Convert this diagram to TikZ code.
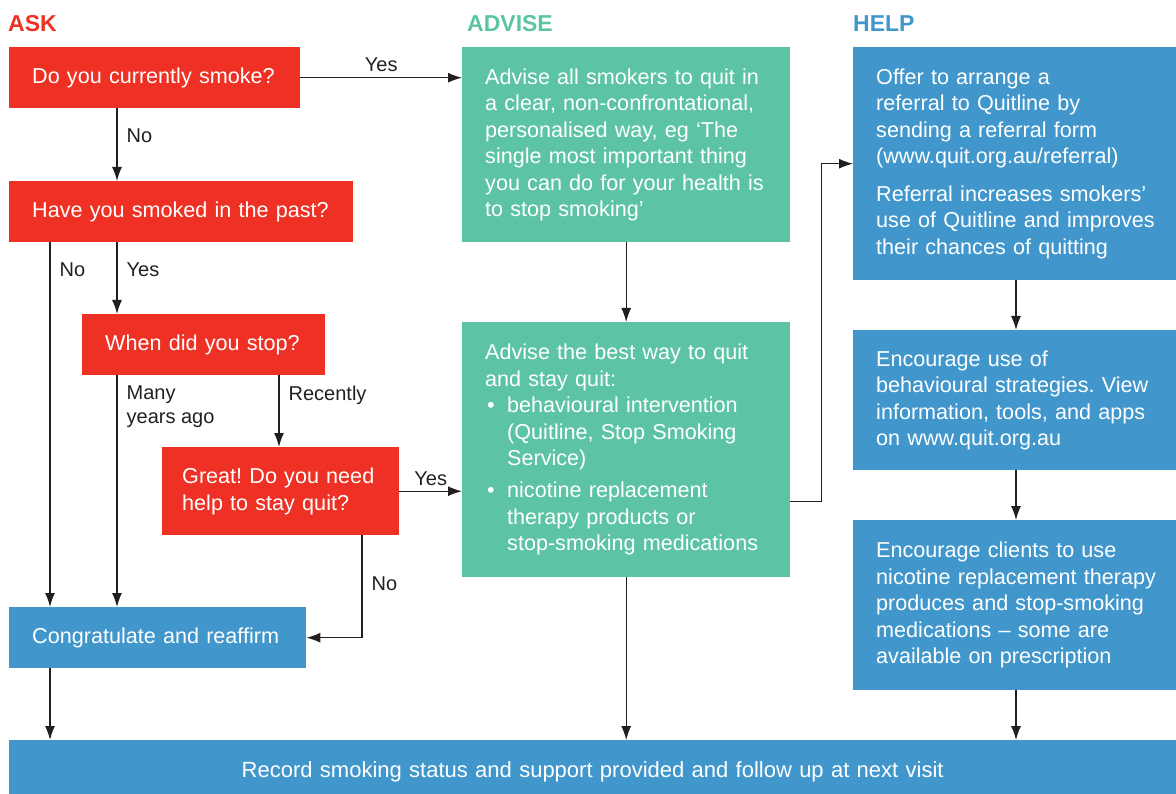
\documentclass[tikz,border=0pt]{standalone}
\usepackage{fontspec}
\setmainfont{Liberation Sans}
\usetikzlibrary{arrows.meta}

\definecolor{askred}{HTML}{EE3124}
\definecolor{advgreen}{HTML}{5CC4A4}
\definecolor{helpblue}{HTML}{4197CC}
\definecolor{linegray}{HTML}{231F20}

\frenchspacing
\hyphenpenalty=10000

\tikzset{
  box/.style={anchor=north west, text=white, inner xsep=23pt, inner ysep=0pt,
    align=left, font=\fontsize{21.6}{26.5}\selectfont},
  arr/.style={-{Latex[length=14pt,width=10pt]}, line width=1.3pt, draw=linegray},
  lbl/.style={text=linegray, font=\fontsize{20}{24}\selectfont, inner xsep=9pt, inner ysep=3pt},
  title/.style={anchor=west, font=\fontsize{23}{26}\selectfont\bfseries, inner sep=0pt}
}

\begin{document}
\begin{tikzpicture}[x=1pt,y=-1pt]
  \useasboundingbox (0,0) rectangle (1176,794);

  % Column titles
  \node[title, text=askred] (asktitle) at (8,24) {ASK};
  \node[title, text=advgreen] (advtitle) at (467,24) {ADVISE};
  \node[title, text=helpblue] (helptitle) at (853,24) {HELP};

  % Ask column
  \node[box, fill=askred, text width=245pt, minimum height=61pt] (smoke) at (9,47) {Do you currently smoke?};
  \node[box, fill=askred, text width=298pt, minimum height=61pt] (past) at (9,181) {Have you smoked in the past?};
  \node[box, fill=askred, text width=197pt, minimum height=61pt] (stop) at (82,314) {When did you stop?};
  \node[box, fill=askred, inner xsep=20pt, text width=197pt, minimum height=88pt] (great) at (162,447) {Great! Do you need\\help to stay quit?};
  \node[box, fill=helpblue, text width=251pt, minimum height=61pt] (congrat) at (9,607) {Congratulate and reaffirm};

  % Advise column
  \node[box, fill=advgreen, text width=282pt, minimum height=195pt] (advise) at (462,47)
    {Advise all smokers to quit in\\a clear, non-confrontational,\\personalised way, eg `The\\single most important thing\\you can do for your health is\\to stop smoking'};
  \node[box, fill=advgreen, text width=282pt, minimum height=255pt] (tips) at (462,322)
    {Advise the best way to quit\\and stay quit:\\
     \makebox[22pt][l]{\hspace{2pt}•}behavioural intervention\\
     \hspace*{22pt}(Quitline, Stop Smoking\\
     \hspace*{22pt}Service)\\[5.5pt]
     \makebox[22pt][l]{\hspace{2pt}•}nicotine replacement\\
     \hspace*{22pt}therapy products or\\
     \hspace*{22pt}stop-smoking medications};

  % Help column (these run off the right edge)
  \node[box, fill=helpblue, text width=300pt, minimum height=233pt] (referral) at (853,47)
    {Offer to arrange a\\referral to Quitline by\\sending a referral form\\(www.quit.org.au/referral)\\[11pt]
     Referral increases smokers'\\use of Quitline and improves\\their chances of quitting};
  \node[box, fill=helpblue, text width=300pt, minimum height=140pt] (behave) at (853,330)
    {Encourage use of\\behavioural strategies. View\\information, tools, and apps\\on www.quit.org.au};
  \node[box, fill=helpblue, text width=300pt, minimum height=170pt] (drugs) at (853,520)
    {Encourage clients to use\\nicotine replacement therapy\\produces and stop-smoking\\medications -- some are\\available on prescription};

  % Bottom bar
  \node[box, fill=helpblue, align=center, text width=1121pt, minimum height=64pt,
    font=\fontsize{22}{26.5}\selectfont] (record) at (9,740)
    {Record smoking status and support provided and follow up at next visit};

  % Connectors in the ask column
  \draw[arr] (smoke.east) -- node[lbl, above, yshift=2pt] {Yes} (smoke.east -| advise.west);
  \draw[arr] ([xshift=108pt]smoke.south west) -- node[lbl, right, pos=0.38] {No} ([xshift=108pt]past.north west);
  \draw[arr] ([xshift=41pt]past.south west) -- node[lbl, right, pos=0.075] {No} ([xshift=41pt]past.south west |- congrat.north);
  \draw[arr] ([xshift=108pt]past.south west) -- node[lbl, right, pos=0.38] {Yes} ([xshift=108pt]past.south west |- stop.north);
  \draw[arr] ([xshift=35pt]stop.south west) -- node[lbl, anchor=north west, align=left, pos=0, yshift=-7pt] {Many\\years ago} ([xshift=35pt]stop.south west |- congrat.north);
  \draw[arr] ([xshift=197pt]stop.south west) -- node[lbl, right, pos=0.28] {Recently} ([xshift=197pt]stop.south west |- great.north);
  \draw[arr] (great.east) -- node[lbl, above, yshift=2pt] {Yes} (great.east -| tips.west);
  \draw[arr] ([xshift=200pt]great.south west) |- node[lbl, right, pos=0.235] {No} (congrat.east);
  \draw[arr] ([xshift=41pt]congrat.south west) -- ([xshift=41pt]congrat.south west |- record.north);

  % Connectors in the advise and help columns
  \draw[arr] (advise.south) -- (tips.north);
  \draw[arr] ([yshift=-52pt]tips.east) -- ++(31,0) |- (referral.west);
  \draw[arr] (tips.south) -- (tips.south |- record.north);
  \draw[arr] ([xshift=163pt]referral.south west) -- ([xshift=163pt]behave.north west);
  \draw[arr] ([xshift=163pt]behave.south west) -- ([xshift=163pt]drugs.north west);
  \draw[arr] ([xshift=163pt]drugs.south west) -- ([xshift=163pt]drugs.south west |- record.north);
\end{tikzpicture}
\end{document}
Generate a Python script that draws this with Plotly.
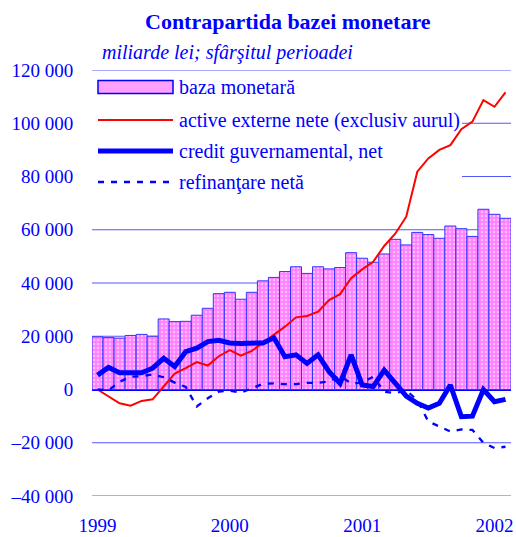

WHAT IS REQUIRED:
Extract the lines exactly, please: the first line of the listing, the line with "(0,0) rectangle (1176,794);", and every line between them, but no pictures.

RESPONSE TO THIS EXERCISE:
Convert this diagram to TikZ code.
\documentclass[tikz,border=0pt]{standalone}
\usepackage{fontspec}
\setmainfont{Liberation Sans}
\usetikzlibrary{arrows.meta}

\definecolor{askred}{HTML}{EE3124}
\definecolor{advgreen}{HTML}{5CC4A4}
\definecolor{helpblue}{HTML}{4197CC}
\definecolor{linegray}{HTML}{231F20}

\frenchspacing
\hyphenpenalty=10000

\tikzset{
  box/.style={anchor=north west, text=white, inner xsep=23pt, inner ysep=0pt,
    align=left, font=\fontsize{21.6}{26.5}\selectfont},
  arr/.style={-{Latex[length=14pt,width=10pt]}, line width=1.3pt, draw=linegray},
  lbl/.style={text=linegray, font=\fontsize{20}{24}\selectfont, inner xsep=9pt, inner ysep=3pt},
  title/.style={anchor=west, font=\fontsize{23}{26}\selectfont\bfseries, inner sep=0pt}
}

\begin{document}
\begin{tikzpicture}[x=1pt,y=-1pt]
  \useasboundingbox (0,0) rectangle (1176,794);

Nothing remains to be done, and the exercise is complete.